Flooding on the Somerset Levels
The Mail has
continued to exploit the understandable upset of those affected by the floods,
telling “The rivers were once managed by
the National Rivers Authority who regularly cleared silt and debris from the
waterways, until responsibility passed to the Environment Agency”, this
being backed up by three photos of one location on the River Parrett at
Burrowbridge.
This is then juxtaposed with a shot of widespread flooding
on the Levels, the clear suggestion being that, if only the river banks at that
location had been as they were many years ago, it would never have happened.
But here a problem enters: the idea that all the floodwater could have been
carried away under that bridge without the Parrett bursting its banks is
ludicrous.
Moreover, the EA does
clear blockages such as leaves and trees, shrubs, and other rubbish from rivers
and drainage channels (see presentation HERE).

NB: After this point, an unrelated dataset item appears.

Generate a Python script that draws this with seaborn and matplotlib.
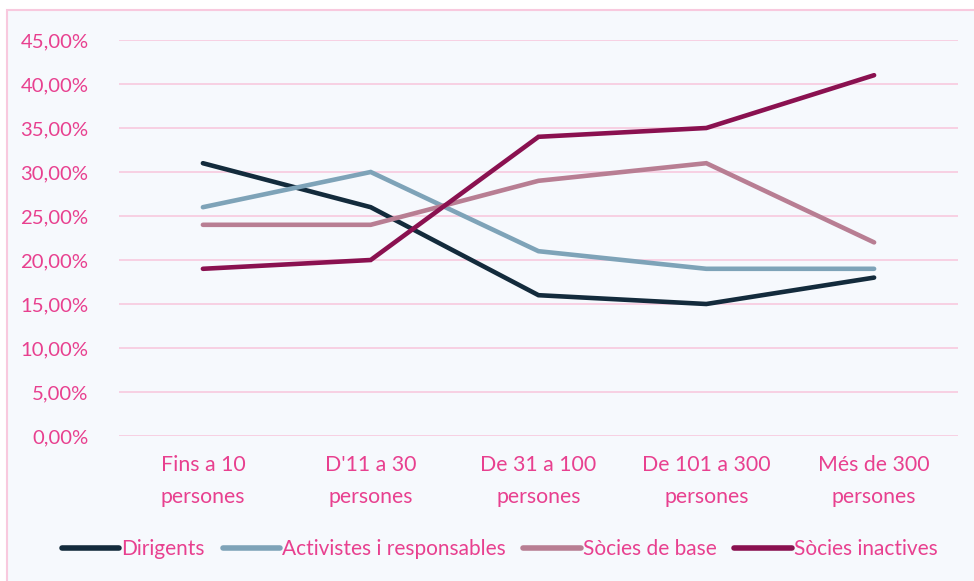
import matplotlib
matplotlib.use("Agg")
import matplotlib.pyplot as plt
from matplotlib.patches import Rectangle
from matplotlib.ticker import FuncFormatter
import seaborn as sns
import pandas as pd

categories = ["Fins a 10\npersones", "D'11 a 30\npersones", "De 31 a 100\npersones",
              "De 101 a 300\npersones", "Més de 300\npersones"]
series = ["Dirigents", "Activistes i responsables", "Sòcies de base", "Sòcies inactives"]
dirigents = [0.31, 0.26, 0.16, 0.15, 0.18]
activistes = [0.26, 0.30, 0.21, 0.19, 0.19]
socies_base = [0.24, 0.24, 0.29, 0.31, 0.22]
socies_inactives = [0.19, 0.20, 0.34, 0.35, 0.41]
colors = ["#132b3c", "#7ea3b8", "#b87e93", "#8a1150"]

pink = "#e8408f"
grid_pink = "#f8c9de"
bg = "#f6f9fd"

rows = []
for name, vals in zip(series, [dirigents, activistes, socies_base, socies_inactives]):
    for i, v in enumerate(vals):
        rows.append({"cat": i, "serie": name, "valor": v})
df = pd.DataFrame(rows)

sns.set_style("white")
plt.rcParams["font.family"] = ["Lato", "DejaVu Sans"]

fig = plt.figure(figsize=(9.74, 5.81), dpi=100)
fig.patch.set_facecolor("white")
fig.patches.append(Rectangle((7 / 974, -0.01), 1.0, 1 - 10 / 581 + 0.01,
                             transform=fig.transFigure, facecolor=bg,
                             edgecolor=grid_pink, linewidth=1.5, zorder=-10))

ax = fig.add_axes([119 / 974, 1 - 436 / 581, (958 - 119) / 974, (436 - 40) / 581])
ax.set_facecolor("none")

sns.lineplot(data=df, x="cat", y="valor", hue="serie", hue_order=series,
             palette=colors, linewidth=3.3, ax=ax, legend=False,
             solid_capstyle="round", solid_joinstyle="miter")

ax.set_xlim(-0.5, 4.5)
ax.set_ylim(0, 0.45)
ax.set_yticks([i * 0.05 for i in range(10)])
ax.yaxis.set_major_formatter(FuncFormatter(lambda v, p: f"{v * 100:.2f}%".replace(".", ",")))
ax.set_xticks(range(5))
ax.set_xticklabels(categories, linespacing=1.75)
ax.tick_params(axis="y", colors=pink, labelsize=14.6, length=0, pad=22)
ax.tick_params(axis="x", colors=pink, labelsize=15.3, length=0, pad=14)
ax.grid(axis="y", color=grid_pink, linewidth=1.2)
ax.set_axisbelow(True)
for s in ax.spines.values():
    s.set_visible(False)
ax.set_xlabel("")
ax.set_ylabel("")

handles = [plt.Line2D([], [], color=c, linewidth=4, solid_capstyle="round") for c in colors]
leg = fig.legend(handles, series, loc="center", bbox_to_anchor=(0.513, 1 - 549 / 581),
                 ncol=4, frameon=False, fontsize=15, handlelength=2.75,
                 handletextpad=0.1, columnspacing=0.85)
for t in leg.get_texts():
    t.set_color(pink)

fig.savefig("out.png", dpi=100, facecolor=fig.get_facecolor())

And the agency is clearly prepared to talk about dredging, although, as it
points out, siltation occurs in what it calls “slow flow areas”: in flood, the river’s mechanical action takes
away silt and other debris. And
then there are those cuts.
“A £2.2m scheme to
improve flood management on the Parrett, the main river draining the Levels,
and the nearby Sowy river, was postponed and currently has no prospect of
funding before 2020 ... Another scheme for the Parrett, near the village of
Burrowbridge, was in line for £300,000 of funding from 2011-13 but has received
nothing”. Burrowbridge? See above. And there is another cancelled scheme.
“A third scheme for
the river, called ‘Parrett Estuary – Cannington Bends’, worth £6.2m, covered an
area near where it meets the sea [which] would have moved 536 homes out of ‘the very significant or significant
flood probability category to the moderate or low category’”. Then there
is the farming problem, revealed by the tireless George Monbiot today.
The previous Government made subsidies for maize production
conditional: “Ground cover crops should
be sown under the maize and the land should be ploughed, then resown with
winter cover plants within 10 days of harvesting, to prevent water from sheeting
off”. The Coalition removed the condition after lobbying by farmers. That’s
just one way that those protesting loudest have contributed to their own mess.
It’s understandable that folks urge simple remedies. But the story isn’t so simple.